Do We Really Need the S-word?
The use of “significance” in reporting statistical results is fraught with problems—but they could be solved with a simple change in practice
New Twist, Old Debate
The dangers of implementing arbitrary p-value cutoffs and the importance of distinguishing between statistical significance and practical significance are now well recognized by scientists. Andrew Gelman and Hal Stern address the common error of making comparisons based on statistical significance in a 2006 paper for The American Statistician, titled “The difference between ‘significant’ and ‘not significant’ is not itself statistically significant.” I contend that in addition, our tendency to repeatedly use the same wording to explain statistical results masks potential improvements in inference corresponding to recognition of these issues. My goal here is not to revisit ideas that have been described eloquently and repeatedly over the past decades (by James O. Berger and Donald A. Berry in a 1988 article for American Scientist, and by Jacob Cohen in a 1994 article for American Psychologist, among others) but instead to propose a simple change in wording. I suggest we replace the word significant with a concise and defensible description of what we actually mean to evoke by using it.
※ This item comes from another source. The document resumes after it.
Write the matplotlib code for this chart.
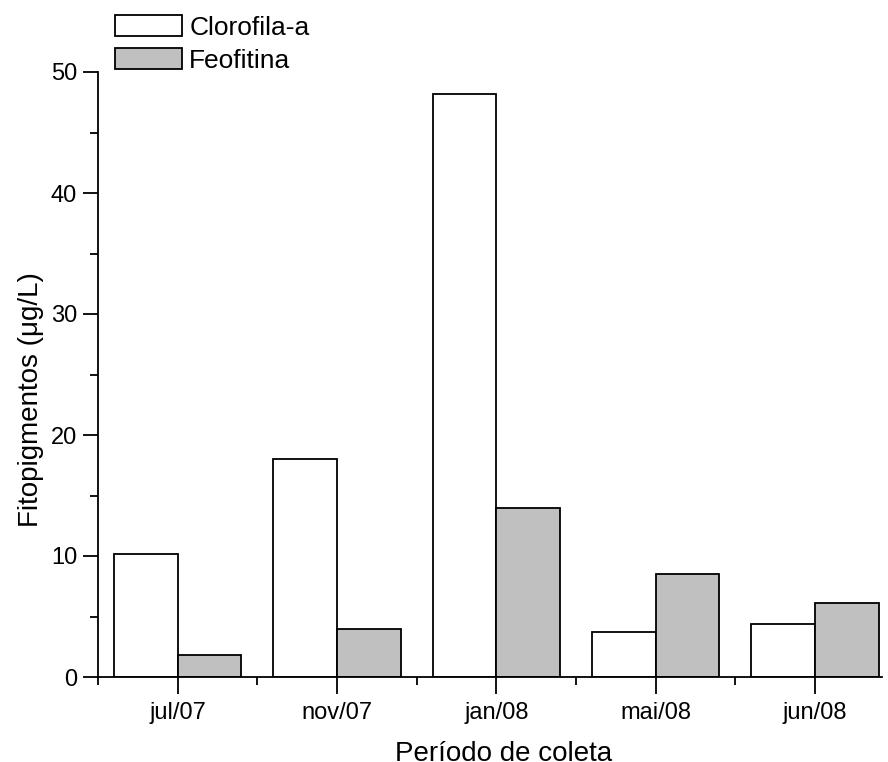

For example, if we mean that the two-sided p-value is less than 0.05, then let us say just that. Let the reader judge whether that result is to be deemed significant by our modern scale and by their knowledge of the science. If, instead, we mean the result is in fact practically important, let’s say as much and clearly communicate our justification for doing so. If we believe our research is important, let us convince our critics through our choice of other words. We can use the p-value to back up our arguments, without appealing to the s-word. If we do not feel forced to label results associated with larger p-values “nonsignificant” or “insignificant,” it may even help curb the long-standing publication bias. By replacing the s-word with defensible statements, we can easily and quickly clean up the often sloppy dissemination of scientific results.